- TASK PROMPT -
Write out the entire listing below exactly, with the pictures left out.

Part of a data file
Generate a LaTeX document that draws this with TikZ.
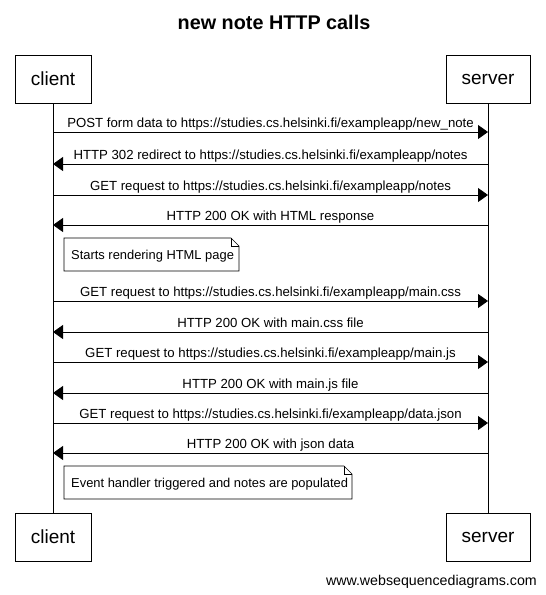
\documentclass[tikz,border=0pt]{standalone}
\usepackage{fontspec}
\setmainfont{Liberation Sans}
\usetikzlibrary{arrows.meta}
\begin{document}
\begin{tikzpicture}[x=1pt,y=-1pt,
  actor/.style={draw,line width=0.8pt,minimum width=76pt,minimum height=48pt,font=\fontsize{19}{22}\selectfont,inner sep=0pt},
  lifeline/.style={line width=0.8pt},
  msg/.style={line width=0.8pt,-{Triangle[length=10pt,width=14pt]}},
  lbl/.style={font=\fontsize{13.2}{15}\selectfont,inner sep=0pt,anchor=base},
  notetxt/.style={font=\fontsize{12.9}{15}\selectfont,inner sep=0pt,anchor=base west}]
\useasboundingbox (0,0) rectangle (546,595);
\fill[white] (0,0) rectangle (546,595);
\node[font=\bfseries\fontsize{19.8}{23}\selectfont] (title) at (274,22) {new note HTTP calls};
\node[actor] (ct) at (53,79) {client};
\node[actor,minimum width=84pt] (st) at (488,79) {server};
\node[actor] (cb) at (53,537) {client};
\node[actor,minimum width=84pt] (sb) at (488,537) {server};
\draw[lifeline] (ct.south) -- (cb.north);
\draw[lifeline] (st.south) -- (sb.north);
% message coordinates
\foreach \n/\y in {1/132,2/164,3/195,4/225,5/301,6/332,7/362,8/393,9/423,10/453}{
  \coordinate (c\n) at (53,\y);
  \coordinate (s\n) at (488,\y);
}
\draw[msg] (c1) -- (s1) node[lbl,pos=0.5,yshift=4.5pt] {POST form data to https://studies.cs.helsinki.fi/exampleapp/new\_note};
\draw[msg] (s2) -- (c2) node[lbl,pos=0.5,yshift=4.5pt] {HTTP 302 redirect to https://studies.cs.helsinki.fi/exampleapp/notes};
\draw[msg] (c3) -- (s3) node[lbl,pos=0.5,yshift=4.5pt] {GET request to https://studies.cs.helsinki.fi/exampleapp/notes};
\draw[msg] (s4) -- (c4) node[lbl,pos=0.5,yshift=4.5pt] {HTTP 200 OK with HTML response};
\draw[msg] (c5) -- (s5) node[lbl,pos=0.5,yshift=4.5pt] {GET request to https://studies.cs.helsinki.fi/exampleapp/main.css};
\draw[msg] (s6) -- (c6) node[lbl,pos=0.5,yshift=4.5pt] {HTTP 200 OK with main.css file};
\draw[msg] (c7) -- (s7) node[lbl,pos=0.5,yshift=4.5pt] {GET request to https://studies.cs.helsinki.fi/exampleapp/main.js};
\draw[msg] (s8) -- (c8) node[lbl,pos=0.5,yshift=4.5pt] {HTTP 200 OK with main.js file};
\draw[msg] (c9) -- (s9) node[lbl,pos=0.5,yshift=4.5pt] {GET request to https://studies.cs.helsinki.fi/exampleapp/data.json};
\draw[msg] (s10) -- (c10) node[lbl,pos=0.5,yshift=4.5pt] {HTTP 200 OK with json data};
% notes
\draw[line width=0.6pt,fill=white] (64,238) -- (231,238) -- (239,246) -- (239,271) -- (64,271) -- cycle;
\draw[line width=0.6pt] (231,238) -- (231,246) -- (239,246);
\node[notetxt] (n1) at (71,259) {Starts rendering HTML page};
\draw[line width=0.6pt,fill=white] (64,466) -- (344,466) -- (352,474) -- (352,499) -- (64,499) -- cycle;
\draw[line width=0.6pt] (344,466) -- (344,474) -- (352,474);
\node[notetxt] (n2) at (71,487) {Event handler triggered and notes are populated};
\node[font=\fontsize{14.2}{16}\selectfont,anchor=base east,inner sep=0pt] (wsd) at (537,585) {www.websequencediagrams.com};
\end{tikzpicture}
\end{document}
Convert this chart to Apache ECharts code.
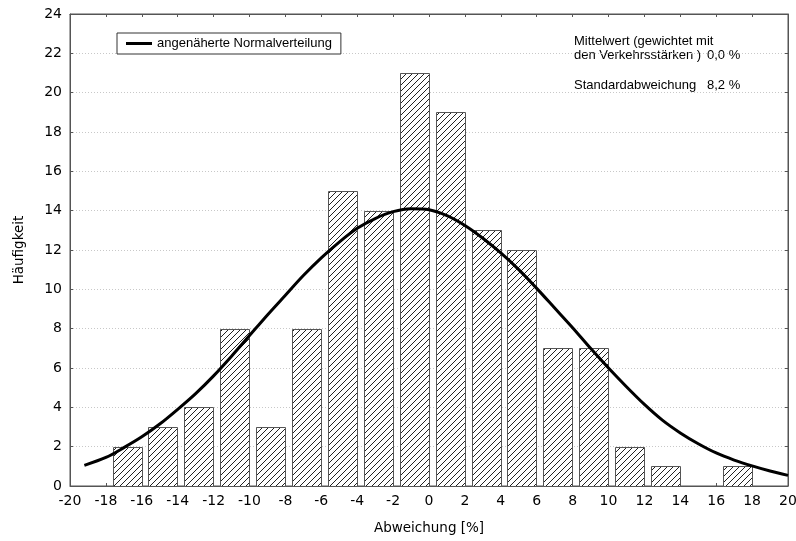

- PROBLEM SOLUTION -
Generate a LaTeX document that draws this with TikZ.
\documentclass[tikz,border=0pt]{standalone}
\usepackage{fontspec}
\setmainfont{Liberation Sans}
\usetikzlibrary{arrows.meta}
\begin{document}
\begin{tikzpicture}[x=1pt,y=-1pt,
  actor/.style={draw,line width=0.8pt,minimum width=76pt,minimum height=48pt,font=\fontsize{19}{22}\selectfont,inner sep=0pt},
  lifeline/.style={line width=0.8pt},
  msg/.style={line width=0.8pt,-{Triangle[length=10pt,width=14pt]}},
  lbl/.style={font=\fontsize{13.2}{15}\selectfont,inner sep=0pt,anchor=base},
  notetxt/.style={font=\fontsize{12.9}{15}\selectfont,inner sep=0pt,anchor=base west}]
\useasboundingbox (0,0) rectangle (546,595);
\fill[white] (0,0) rectangle (546,595);
\node[font=\bfseries\fontsize{19.8}{23}\selectfont] (title) at (274,22) {new note HTTP calls};
\node[actor] (ct) at (53,79) {client};
\node[actor,minimum width=84pt] (st) at (488,79) {server};
\node[actor] (cb) at (53,537) {client};
\node[actor,minimum width=84pt] (sb) at (488,537) {server};
\draw[lifeline] (ct.south) -- (cb.north);
\draw[lifeline] (st.south) -- (sb.north);
% message coordinates
\foreach \n/\y in {1/132,2/164,3/195,4/225,5/301,6/332,7/362,8/393,9/423,10/453}{
  \coordinate (c\n) at (53,\y);
  \coordinate (s\n) at (488,\y);
}
\draw[msg] (c1) -- (s1) node[lbl,pos=0.5,yshift=4.5pt] {POST form data to https://studies.cs.helsinki.fi/exampleapp/new\_note};
\draw[msg] (s2) -- (c2) node[lbl,pos=0.5,yshift=4.5pt] {HTTP 302 redirect to https://studies.cs.helsinki.fi/exampleapp/notes};
\draw[msg] (c3) -- (s3) node[lbl,pos=0.5,yshift=4.5pt] {GET request to https://studies.cs.helsinki.fi/exampleapp/notes};
\draw[msg] (s4) -- (c4) node[lbl,pos=0.5,yshift=4.5pt] {HTTP 200 OK with HTML response};
\draw[msg] (c5) -- (s5) node[lbl,pos=0.5,yshift=4.5pt] {GET request to https://studies.cs.helsinki.fi/exampleapp/main.css};
\draw[msg] (s6) -- (c6) node[lbl,pos=0.5,yshift=4.5pt] {HTTP 200 OK with main.css file};
\draw[msg] (c7) -- (s7) node[lbl,pos=0.5,yshift=4.5pt] {GET request to https://studies.cs.helsinki.fi/exampleapp/main.js};
\draw[msg] (s8) -- (c8) node[lbl,pos=0.5,yshift=4.5pt] {HTTP 200 OK with main.js file};
\draw[msg] (c9) -- (s9) node[lbl,pos=0.5,yshift=4.5pt] {GET request to https://studies.cs.helsinki.fi/exampleapp/data.json};
\draw[msg] (s10) -- (c10) node[lbl,pos=0.5,yshift=4.5pt] {HTTP 200 OK with json data};
% notes
\draw[line width=0.6pt,fill=white] (64,238) -- (231,238) -- (239,246) -- (239,271) -- (64,271) -- cycle;
\draw[line width=0.6pt] (231,238) -- (231,246) -- (239,246);
\node[notetxt] (n1) at (71,259) {Starts rendering HTML page};
\draw[line width=0.6pt,fill=white] (64,466) -- (344,466) -- (352,474) -- (352,499) -- (64,499) -- cycle;
\draw[line width=0.6pt] (344,466) -- (344,474) -- (352,474);
\node[notetxt] (n2) at (71,487) {Event handler triggered and notes are populated};
\node[font=\fontsize{14.2}{16}\selectfont,anchor=base east,inner sep=0pt] (wsd) at (537,585) {www.websequencediagrams.com};
\end{tikzpicture}
\end{document}
Convert this chart to Apache ECharts code.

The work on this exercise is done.